___ RECORD LIST

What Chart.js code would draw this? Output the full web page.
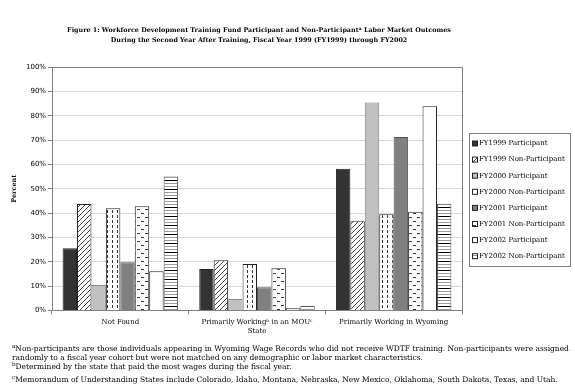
<!DOCTYPE html>
<html><head><meta charset="utf-8">
<script src="https://cdn.jsdelivr.net/npm/chart.js@4"></script>
<style>
html,body{margin:0;padding:0;background:#fff;}
#wrap{position:relative;width:575px;height:391px;overflow:hidden;}
#c{position:absolute;left:0;top:0;}
.t{position:absolute;left:0;width:518px;text-align:center;font:bold 6.4px 'DejaVu Serif';line-height:10px;color:#000;white-space:nowrap;}
.f{position:absolute;left:12px;font:7.5px 'DejaVu Serif';color:#000;white-space:nowrap;line-height:9px;}
.s{font-size:75%;position:relative;top:-0.45em;}
</style></head>
<body>
<div id="wrap">
<canvas id="c" width="575" height="391"></canvas>
<div class="t" style="top:25px">Figure 1: Workforce Development Training Fund Participant and Non-Participant<span class="s">a</span> Labor Market Outcomes</div>
<div class="t" style="top:35px">During the Second Year After Training, Fiscal Year 1999 (FY1999) through FY2002</div>
<div class="f" style="top:344px"><span class="s">a</span>Non-participants are those individuals appearing in Wyoming Wage Records who did not receive WDTF training. Non-participants were assigned</div>
<div class="f" style="top:353px">randomly to a fiscal year cohort but were not matched on any demographic or labor market characteristics.</div>
<div class="f" style="top:362px"><span class="s">b</span>Determined by the state that paid the most wages during the fiscal year.</div>
<div class="f" style="top:375px"><span class="s">c</span>Memorandum of Understanding States include Colorado, Idaho, Montana, Nebraska, New Mexico, Oklahoma, South Dakota, Texas, and Utah.</div>
</div>
<script>
const categories = ['Not Found', ['Primarily Workingᵇ in an MOUᶜ', 'State'], 'Primarily Working in Wyoming'];
const seriesNames = ['FY1999 Participant','FY1999 Non-Participant','FY2000 Participant','FY2000 Non-Participant','FY2001 Participant','FY2001 Non-Participant','FY2002 Participant','FY2002 Non-Participant'];
const fy1999Participant    = [25.6, 17.0, 58.2];
const fy1999NonParticipant = [43.7, 20.6, 36.7];
const fy2000Participant    = [10.5, 4.7, 85.4];
const fy2000NonParticipant = [42.0, 19.1, 39.5];
const fy2001Participant    = [19.8, 9.5, 71.3];
const fy2001NonParticipant = [42.8, 17.3, 40.6];
const fy2002Participant    = [16.1, 0.9, 83.9];
const fy2002NonParticipant = [55.0, 2.0, 43.8];
const yTicks = [0,10,20,30,40,50,60,70,80,90,100];

const canvas = document.getElementById('c');
const ctx = canvas.getContext('2d');

function tile(w, h, draw) {
  const t = document.createElement('canvas');
  t.width = w; t.height = h;
  const g = t.getContext('2d');
  g.fillStyle = '#fff'; g.fillRect(0,0,w,h);
  draw(g, w, h);
  return ctx.createPattern(t, 'repeat');
}
const pDiag = tile(5,5,(g,w,h)=>{
  g.strokeStyle='#111'; g.lineWidth=0.8;
  g.beginPath();
  g.moveTo(0,h); g.lineTo(w,0);
  g.moveTo(-1,1); g.lineTo(1,-1);
  g.moveTo(w-1,h+1); g.lineTo(w+1,h-1);
  g.stroke();
});
const pVDash = tile(5,5,(g)=>{ g.fillStyle='#333'; g.fillRect(2,0,1,3); });
const pHDash = tile(8,8,(g)=>{ g.fillStyle='#333'; g.fillRect(1,1,3,1); g.fillRect(5,5,3,1); });
const pHLines = tile(4,9,(g)=>{ g.fillStyle='#000'; g.fillRect(0,0,4,1); g.fillStyle='#999'; g.fillRect(0,3,4,1); g.fillRect(0,6,4,1); });

const seriesData = [fy1999Participant, fy1999NonParticipant, fy2000Participant, fy2000NonParticipant, fy2001Participant, fy2001NonParticipant, fy2002Participant, fy2002NonParticipant];
const fills = ['#333333', pDiag, '#c0c0c0', pVDash, '#808080', pHDash, '#ffffff', pHLines];
const borders = ['#222', '#222', '#888', '#222', '#555', '#222', '#222', '#555'];

const datasets = seriesData.map((d,i)=>({
  label: seriesNames[i], data: d, backgroundColor: fills[i], borderColor: borders[i],
  borderWidth: 1, categoryPercentage: 0.845, barPercentage: 1.0
}));

const frame = {
  id: 'frame',
  afterDatasetsDraw(chart) {
    const a = chart.chartArea, c = chart.ctx;
    c.save();
    c.strokeStyle = '#808080'; c.lineWidth = 1;
    c.beginPath();
    c.moveTo(a.left, a.top + 0.5); c.lineTo(a.right + 0.5, a.top + 0.5); c.lineTo(a.right + 0.5, a.bottom);
    c.stroke();
    c.restore();
  },
  afterDraw(chart) {
    const c = chart.ctx;
    c.save();
    c.strokeStyle = '#808080'; c.lineWidth = 1;
    c.strokeRect(469.5, 133.5, 101, 133);
    c.font = '7px "DejaVu Serif"';
    c.textBaseline = 'middle';
    chart.data.datasets.forEach((ds, i) => {
      const y = 143.5 + i * 16.1;
      c.fillStyle = ds.backgroundColor;
      c.fillRect(472.5, y - 2.5, 5, 5);
      c.strokeStyle = '#222';
      c.strokeRect(472.5, y - 2.5, 5, 5);
      c.fillStyle = '#000';
      c.fillText(ds.label, 479, y);
    });
    c.restore();
  }
};

new Chart(canvas, {
  type: 'bar',
  data: { labels: categories, datasets },
  options: {
    responsive: false, animation: false, devicePixelRatio: 1,
    layout: { padding: { left: 0, top: 67, right: 113, bottom: 0 } },
    plugins: { legend: { display: false }, tooltip: { enabled: false } },
    scales: {
      y: {
        min: 0, max: 100,
        afterBuildTicks: s => { s.ticks = yTicks.map(v => ({ value: v })); },
        afterFit: s => { s.width = 52; },
        ticks: { callback: v => v + '%', font: { family: 'DejaVu Sans', size: 7 }, color: '#000', padding: 2 },
        grid: { color: '#d9d9d9', tickLength: 4, tickColor: '#808080' },
        border: { color: '#808080' },
        title: { display: true, text: 'Percent', font: { family: 'DejaVu Serif', size: 6.5, weight: 'bold' }, color: '#000', padding: { top: 10, bottom: 0 } }
      },
      x: {
        afterFit: s => { s.height = 80.5; },
        ticks: { font: { family: 'DejaVu Serif', size: 7, lineHeight: 1.35 }, color: '#000', maxRotation: 0, autoSkip: false, padding: 3 },
        grid: { offset: true, drawOnChartArea: false, tickLength: 4, color: '#808080' },
        border: { color: '#808080' }
      }
    }
  },
  plugins: [frame]
});
</script>
</body></html>
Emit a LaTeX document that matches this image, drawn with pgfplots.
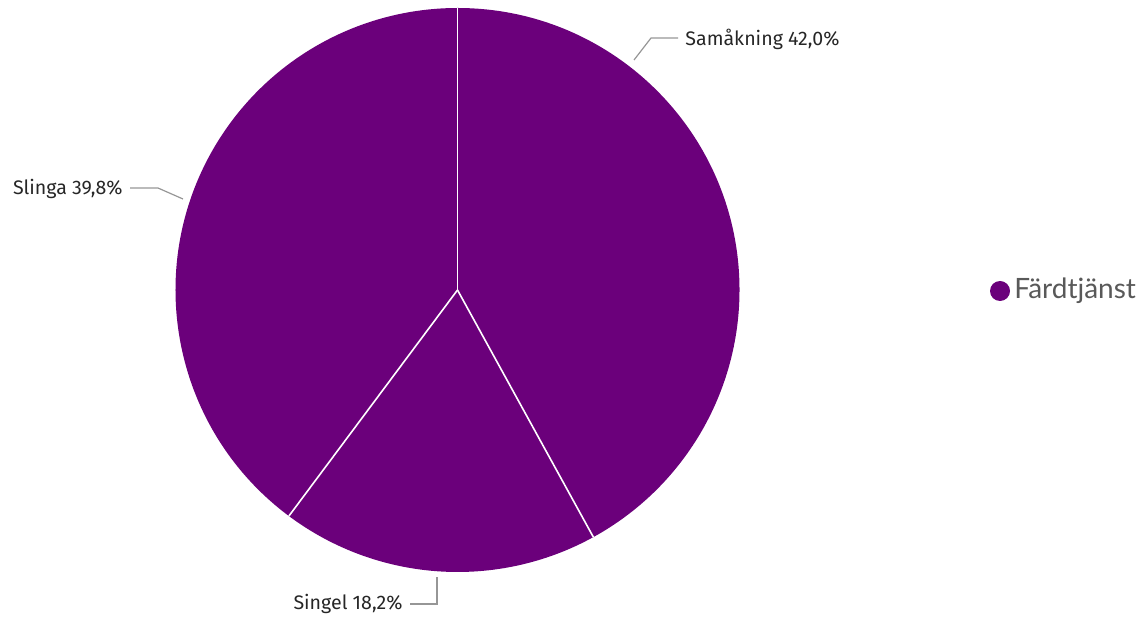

______

= EXERCISE AIM =
Above are records to transcribe exactly; leave their pictures out.

= RIGHT ANSWER =
What Chart.js code would draw this? Output the full web page.
<!DOCTYPE html>
<html><head><meta charset="utf-8">
<script src="https://cdn.jsdelivr.net/npm/chart.js@4"></script>
<style>
html,body{margin:0;padding:0;background:#fff;}
#wrap{position:relative;width:575px;height:391px;overflow:hidden;}
#c{position:absolute;left:0;top:0;}
.t{position:absolute;left:0;width:518px;text-align:center;font:bold 6.4px 'DejaVu Serif';line-height:10px;color:#000;white-space:nowrap;}
.f{position:absolute;left:12px;font:7.5px 'DejaVu Serif';color:#000;white-space:nowrap;line-height:9px;}
.s{font-size:75%;position:relative;top:-0.45em;}
</style></head>
<body>
<div id="wrap">
<canvas id="c" width="575" height="391"></canvas>
<div class="t" style="top:25px">Figure 1: Workforce Development Training Fund Participant and Non-Participant<span class="s">a</span> Labor Market Outcomes</div>
<div class="t" style="top:35px">During the Second Year After Training, Fiscal Year 1999 (FY1999) through FY2002</div>
<div class="f" style="top:344px"><span class="s">a</span>Non-participants are those individuals appearing in Wyoming Wage Records who did not receive WDTF training. Non-participants were assigned</div>
<div class="f" style="top:353px">randomly to a fiscal year cohort but were not matched on any demographic or labor market characteristics.</div>
<div class="f" style="top:362px"><span class="s">b</span>Determined by the state that paid the most wages during the fiscal year.</div>
<div class="f" style="top:375px"><span class="s">c</span>Memorandum of Understanding States include Colorado, Idaho, Montana, Nebraska, New Mexico, Oklahoma, South Dakota, Texas, and Utah.</div>
</div>
<script>
const categories = ['Not Found', ['Primarily Workingᵇ in an MOUᶜ', 'State'], 'Primarily Working in Wyoming'];
const seriesNames = ['FY1999 Participant','FY1999 Non-Participant','FY2000 Participant','FY2000 Non-Participant','FY2001 Participant','FY2001 Non-Participant','FY2002 Participant','FY2002 Non-Participant'];
const fy1999Participant    = [25.6, 17.0, 58.2];
const fy1999NonParticipant = [43.7, 20.6, 36.7];
const fy2000Participant    = [10.5, 4.7, 85.4];
const fy2000NonParticipant = [42.0, 19.1, 39.5];
const fy2001Participant    = [19.8, 9.5, 71.3];
const fy2001NonParticipant = [42.8, 17.3, 40.6];
const fy2002Participant    = [16.1, 0.9, 83.9];
const fy2002NonParticipant = [55.0, 2.0, 43.8];
const yTicks = [0,10,20,30,40,50,60,70,80,90,100];

const canvas = document.getElementById('c');
const ctx = canvas.getContext('2d');

function tile(w, h, draw) {
  const t = document.createElement('canvas');
  t.width = w; t.height = h;
  const g = t.getContext('2d');
  g.fillStyle = '#fff'; g.fillRect(0,0,w,h);
  draw(g, w, h);
  return ctx.createPattern(t, 'repeat');
}
const pDiag = tile(5,5,(g,w,h)=>{
  g.strokeStyle='#111'; g.lineWidth=0.8;
  g.beginPath();
  g.moveTo(0,h); g.lineTo(w,0);
  g.moveTo(-1,1); g.lineTo(1,-1);
  g.moveTo(w-1,h+1); g.lineTo(w+1,h-1);
  g.stroke();
});
const pVDash = tile(5,5,(g)=>{ g.fillStyle='#333'; g.fillRect(2,0,1,3); });
const pHDash = tile(8,8,(g)=>{ g.fillStyle='#333'; g.fillRect(1,1,3,1); g.fillRect(5,5,3,1); });
const pHLines = tile(4,9,(g)=>{ g.fillStyle='#000'; g.fillRect(0,0,4,1); g.fillStyle='#999'; g.fillRect(0,3,4,1); g.fillRect(0,6,4,1); });

const seriesData = [fy1999Participant, fy1999NonParticipant, fy2000Participant, fy2000NonParticipant, fy2001Participant, fy2001NonParticipant, fy2002Participant, fy2002NonParticipant];
const fills = ['#333333', pDiag, '#c0c0c0', pVDash, '#808080', pHDash, '#ffffff', pHLines];
const borders = ['#222', '#222', '#888', '#222', '#555', '#222', '#222', '#555'];

const datasets = seriesData.map((d,i)=>({
  label: seriesNames[i], data: d, backgroundColor: fills[i], borderColor: borders[i],
  borderWidth: 1, categoryPercentage: 0.845, barPercentage: 1.0
}));

const frame = {
  id: 'frame',
  afterDatasetsDraw(chart) {
    const a = chart.chartArea, c = chart.ctx;
    c.save();
    c.strokeStyle = '#808080'; c.lineWidth = 1;
    c.beginPath();
    c.moveTo(a.left, a.top + 0.5); c.lineTo(a.right + 0.5, a.top + 0.5); c.lineTo(a.right + 0.5, a.bottom);
    c.stroke();
    c.restore();
  },
  afterDraw(chart) {
    const c = chart.ctx;
    c.save();
    c.strokeStyle = '#808080'; c.lineWidth = 1;
    c.strokeRect(469.5, 133.5, 101, 133);
    c.font = '7px "DejaVu Serif"';
    c.textBaseline = 'middle';
    chart.data.datasets.forEach((ds, i) => {
      const y = 143.5 + i * 16.1;
      c.fillStyle = ds.backgroundColor;
      c.fillRect(472.5, y - 2.5, 5, 5);
      c.strokeStyle = '#222';
      c.strokeRect(472.5, y - 2.5, 5, 5);
      c.fillStyle = '#000';
      c.fillText(ds.label, 479, y);
    });
    c.restore();
  }
};

new Chart(canvas, {
  type: 'bar',
  data: { labels: categories, datasets },
  options: {
    responsive: false, animation: false, devicePixelRatio: 1,
    layout: { padding: { left: 0, top: 67, right: 113, bottom: 0 } },
    plugins: { legend: { display: false }, tooltip: { enabled: false } },
    scales: {
      y: {
        min: 0, max: 100,
        afterBuildTicks: s => { s.ticks = yTicks.map(v => ({ value: v })); },
        afterFit: s => { s.width = 52; },
        ticks: { callback: v => v + '%', font: { family: 'DejaVu Sans', size: 7 }, color: '#000', padding: 2 },
        grid: { color: '#d9d9d9', tickLength: 4, tickColor: '#808080' },
        border: { color: '#808080' },
        title: { display: true, text: 'Percent', font: { family: 'DejaVu Serif', size: 6.5, weight: 'bold' }, color: '#000', padding: { top: 10, bottom: 0 } }
      },
      x: {
        afterFit: s => { s.height = 80.5; },
        ticks: { font: { family: 'DejaVu Serif', size: 7, lineHeight: 1.35 }, color: '#000', maxRotation: 0, autoSkip: false, padding: 3 },
        grid: { offset: true, drawOnChartArea: false, tickLength: 4, color: '#808080' },
        border: { color: '#808080' }
      }
    }
  },
  plugins: [frame]
});
</script>
</body></html>
Emit a LaTeX document that matches this image, drawn with pgfplots.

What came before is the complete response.